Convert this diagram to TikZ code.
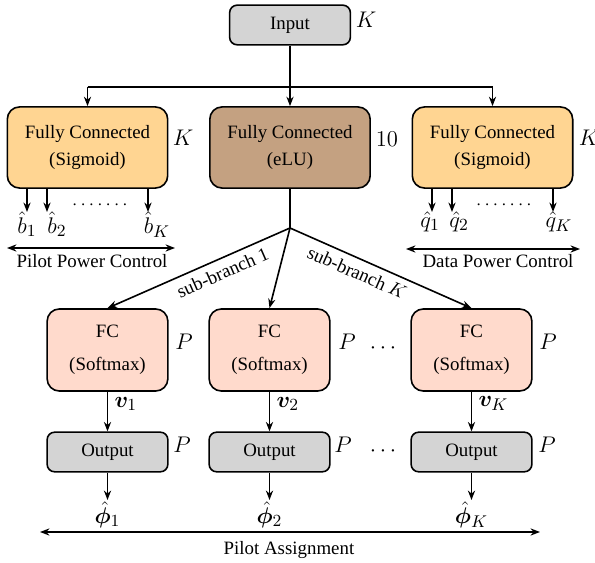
\documentclass[tikz,border=0pt]{standalone}
\usepackage{fontspec}
\setmainfont{Liberation Serif}
\usepackage{amsmath}
\usepackage{bm}
\usetikzlibrary{arrows.meta}
\DeclareMathSizes{11.5}{11.5}{9.5}{7.5}
\definecolor{grigio}{HTML}{D4D4D4}
\definecolor{arancio}{HTML}{FFD592}
\definecolor{marrone}{HTML}{C4A181}
\definecolor{rosa}{HTML}{FFDACC}

\begin{document}
\begin{tikzpicture}[x=0.53pt, y=-0.53pt, line width=0.85pt,
  >={Stealth[length=5pt, width=3.8pt]},
  blocco/.style={draw, rounded corners=6.5pt, align=center, minimum width=85pt, minimum height=43pt},
  piccolo/.style={draw, rounded corners=4pt, minimum width=64pt, minimum height=21pt},
  mat/.style={font=\fontsize{11.5}{13}\selectfont},
  uscita/.style={mat, anchor=north, inner sep=0.5pt}]
  \useasboundingbox (0,0) rectangle (595,563);
  % Input
  \node[piccolo, fill=grigio] (ingresso) at (290,25) {Input};
  \node[mat] (kIn) at (366,20) {$K$};
  % First layer
  \node[blocco, fill=arancio] (pwrL) at (87.5,147.5) {Fully Connected\\[2.3pt](Sigmoid)};
  \node[mat] (kL) at (183,138) {$K$};
  \node[blocco, fill=marrone] (feat) at (290,147.5) {Fully Connected\\[2.3pt](eLU)};
  \node[mat] (dieci) at (387,139) {$10$};
  \node[blocco, fill=arancio] (pwrR) at (492.5,147.5) {Fully Connected\\[2.3pt](Sigmoid)};
  \node[mat] (kR) at (589,138) {$K$};
  % Split from input
  \coordinate (diram) at (290,87);
  \draw[->] (ingresso) -- (feat);
  \draw (pwrL.north |- diram) -- (pwrR.north |- diram);
  \draw[->] (pwrL.north |- diram) -- (pwrL);
  \draw[->] (pwrR.north |- diram) -- (pwrR);
  % Pilot power outputs
  \foreach \n/\x/\lx/\t in {b1/27/27/{\hat{b}_1}, b2/47/57/{\hat{b}_2}, bK/148/157/{\hat{b}_K}} {
    \coordinate (\n t) at (\x,212);
    \node[uscita] (\n) at (\lx,210) {$\t$};
    \draw[->] (pwrL.south -| \n t) -- (\n t);
  }
  \node (puntiL) at (100,205) {${\cdot}\,{\cdot}\,{\cdot}\,{\cdot}\,{\cdot}\,{\cdot}\,{\cdot}$};
  \coordinate (ppcL) at (7,248);
  \coordinate (ppcR) at (175,248);
  \draw[<->] (ppcL) -- (ppcR);
  \node (ppc) at (92,261) {Pilot Power Control};
  % Data power outputs
  \foreach \n/\x/\lx/\t in {q1/432/430/{\hat{q}_1}, q2/452/459/{\hat{q}_2}, qK/553/559/{\hat{q}_K}} {
    \coordinate (\n t) at (\x,212);
    \node[uscita] (\n) at (\lx,210) {$\t$};
    \draw[->] (pwrR.south -| \n t) -- (\n t);
  }
  \node (puntiR) at (504,205) {${\cdot}\,{\cdot}\,{\cdot}\,{\cdot}\,{\cdot}\,{\cdot}\,{\cdot}$};
  \coordinate (dpcL) at (406,249);
  \coordinate (dpcR) at (580,249);
  \draw[<->] (dpcL) -- (dpcR);
  \node (dpc) at (498,261) {Data Power Control};
  % Sub-branches
  \node[blocco, fill=rosa, minimum width=64pt, minimum height=43.5pt] (fc1) at (107.5,350) {FC\\[5.5pt](Softmax)};
  \node[blocco, fill=rosa, minimum width=64pt, minimum height=43.5pt] (fc2) at (269.5,350) {FC\\[5.5pt](Softmax)};
  \node[blocco, fill=rosa, minimum width=64pt, minimum height=43.5pt] (fcK) at (471.5,350) {FC\\[5.5pt](Softmax)};
  \node[mat] (p1) at (184,342) {$P$};
  \node[mat] (p2) at (347,342) {$P$};
  \node[mat] (pK) at (548,342) {$P$};
  \node[mat] (puntiFC) at (385,348) {$\cdots$};
  \coordinate (hub) at (290,228);
  \draw (feat) -- (hub);
  \draw[->] (hub) -- (fc1.north) node[pos=0.4, below, sloped] {sub-branch 1};
  \draw[->] (hub) -- (fc2.north);
  \draw[->] (hub) -- (fcK.north) node[pos=0.4, below, sloped] {sub-branch $K$};
  % Output blocks
  \node[piccolo, fill=grigio] (out1) at (107.5,452) {Output};
  \node[piccolo, fill=grigio] (out2) at (269.5,452) {Output};
  \node[piccolo, fill=grigio] (outK) at (471.5,452) {Output};
  \node[mat] (po1) at (182,445) {$P$};
  \node[mat] (po2) at (343,445) {$P$};
  \node[mat] (poK) at (547,445) {$P$};
  \node[mat] (puntiOut) at (385,451) {$\cdots$};
  \draw[->] (fc1) -- (out1) node[mat, pos=0.3, right] {$\bm{v}_1$};
  \draw[->] (fc2) -- (out2) node[mat, pos=0.3, right] {$\bm{v}_2$};
  \draw[->] (fcK) -- (outK) node[mat, pos=0.3, right] {$\bm{v}_K$};
  % Pilot assignment
  \foreach \n/\s in {1/1, 2/2, K/K} {
    \node[uscita] (phi\n) at (out\n.south |- 0,500) {$\hat{\bm{\phi}}_{\s}$};
    \draw[->] (out\n) -- (phi\n.north);
  }
  \coordinate (paL) at (40,532);
  \coordinate (paR) at (540,532);
  \draw[<->] (paL) -- (paR);
  \node (pa) at (289,550) {Pilot Assignment};
\end{tikzpicture}
\end{document}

■ ■ ■ ■ ■ ■ ■

### What you need to do:
Working from the material above, transcribe it exactly while omitting pictures.

### Correct result:
Convert this diagram to TikZ code.
\documentclass[tikz,border=0pt]{standalone}
\usepackage{fontspec}
\setmainfont{Liberation Serif}
\usepackage{amsmath}
\usepackage{bm}
\usetikzlibrary{arrows.meta}
\DeclareMathSizes{11.5}{11.5}{9.5}{7.5}
\definecolor{grigio}{HTML}{D4D4D4}
\definecolor{arancio}{HTML}{FFD592}
\definecolor{marrone}{HTML}{C4A181}
\definecolor{rosa}{HTML}{FFDACC}

\begin{document}
\begin{tikzpicture}[x=0.53pt, y=-0.53pt, line width=0.85pt,
  >={Stealth[length=5pt, width=3.8pt]},
  blocco/.style={draw, rounded corners=6.5pt, align=center, minimum width=85pt, minimum height=43pt},
  piccolo/.style={draw, rounded corners=4pt, minimum width=64pt, minimum height=21pt},
  mat/.style={font=\fontsize{11.5}{13}\selectfont},
  uscita/.style={mat, anchor=north, inner sep=0.5pt}]
  \useasboundingbox (0,0) rectangle (595,563);
  % Input
  \node[piccolo, fill=grigio] (ingresso) at (290,25) {Input};
  \node[mat] (kIn) at (366,20) {$K$};
  % First layer
  \node[blocco, fill=arancio] (pwrL) at (87.5,147.5) {Fully Connected\\[2.3pt](Sigmoid)};
  \node[mat] (kL) at (183,138) {$K$};
  \node[blocco, fill=marrone] (feat) at (290,147.5) {Fully Connected\\[2.3pt](eLU)};
  \node[mat] (dieci) at (387,139) {$10$};
  \node[blocco, fill=arancio] (pwrR) at (492.5,147.5) {Fully Connected\\[2.3pt](Sigmoid)};
  \node[mat] (kR) at (589,138) {$K$};
  % Split from input
  \coordinate (diram) at (290,87);
  \draw[->] (ingresso) -- (feat);
  \draw (pwrL.north |- diram) -- (pwrR.north |- diram);
  \draw[->] (pwrL.north |- diram) -- (pwrL);
  \draw[->] (pwrR.north |- diram) -- (pwrR);
  % Pilot power outputs
  \foreach \n/\x/\lx/\t in {b1/27/27/{\hat{b}_1}, b2/47/57/{\hat{b}_2}, bK/148/157/{\hat{b}_K}} {
    \coordinate (\n t) at (\x,212);
    \node[uscita] (\n) at (\lx,210) {$\t$};
    \draw[->] (pwrL.south -| \n t) -- (\n t);
  }
  \node (puntiL) at (100,205) {${\cdot}\,{\cdot}\,{\cdot}\,{\cdot}\,{\cdot}\,{\cdot}\,{\cdot}$};
  \coordinate (ppcL) at (7,248);
  \coordinate (ppcR) at (175,248);
  \draw[<->] (ppcL) -- (ppcR);
  \node (ppc) at (92,261) {Pilot Power Control};
  % Data power outputs
  \foreach \n/\x/\lx/\t in {q1/432/430/{\hat{q}_1}, q2/452/459/{\hat{q}_2}, qK/553/559/{\hat{q}_K}} {
    \coordinate (\n t) at (\x,212);
    \node[uscita] (\n) at (\lx,210) {$\t$};
    \draw[->] (pwrR.south -| \n t) -- (\n t);
  }
  \node (puntiR) at (504,205) {${\cdot}\,{\cdot}\,{\cdot}\,{\cdot}\,{\cdot}\,{\cdot}\,{\cdot}$};
  \coordinate (dpcL) at (406,249);
  \coordinate (dpcR) at (580,249);
  \draw[<->] (dpcL) -- (dpcR);
  \node (dpc) at (498,261) {Data Power Control};
  % Sub-branches
  \node[blocco, fill=rosa, minimum width=64pt, minimum height=43.5pt] (fc1) at (107.5,350) {FC\\[5.5pt](Softmax)};
  \node[blocco, fill=rosa, minimum width=64pt, minimum height=43.5pt] (fc2) at (269.5,350) {FC\\[5.5pt](Softmax)};
  \node[blocco, fill=rosa, minimum width=64pt, minimum height=43.5pt] (fcK) at (471.5,350) {FC\\[5.5pt](Softmax)};
  \node[mat] (p1) at (184,342) {$P$};
  \node[mat] (p2) at (347,342) {$P$};
  \node[mat] (pK) at (548,342) {$P$};
  \node[mat] (puntiFC) at (385,348) {$\cdots$};
  \coordinate (hub) at (290,228);
  \draw (feat) -- (hub);
  \draw[->] (hub) -- (fc1.north) node[pos=0.4, below, sloped] {sub-branch 1};
  \draw[->] (hub) -- (fc2.north);
  \draw[->] (hub) -- (fcK.north) node[pos=0.4, below, sloped] {sub-branch $K$};
  % Output blocks
  \node[piccolo, fill=grigio] (out1) at (107.5,452) {Output};
  \node[piccolo, fill=grigio] (out2) at (269.5,452) {Output};
  \node[piccolo, fill=grigio] (outK) at (471.5,452) {Output};
  \node[mat] (po1) at (182,445) {$P$};
  \node[mat] (po2) at (343,445) {$P$};
  \node[mat] (poK) at (547,445) {$P$};
  \node[mat] (puntiOut) at (385,451) {$\cdots$};
  \draw[->] (fc1) -- (out1) node[mat, pos=0.3, right] {$\bm{v}_1$};
  \draw[->] (fc2) -- (out2) node[mat, pos=0.3, right] {$\bm{v}_2$};
  \draw[->] (fcK) -- (outK) node[mat, pos=0.3, right] {$\bm{v}_K$};
  % Pilot assignment
  \foreach \n/\s in {1/1, 2/2, K/K} {
    \node[uscita] (phi\n) at (out\n.south |- 0,500) {$\hat{\bm{\phi}}_{\s}$};
    \draw[->] (out\n) -- (phi\n.north);
  }
  \coordinate (paL) at (40,532);
  \coordinate (paR) at (540,532);
  \draw[<->] (paL) -- (paR);
  \node (pa) at (289,550) {Pilot Assignment};
\end{tikzpicture}
\end{document}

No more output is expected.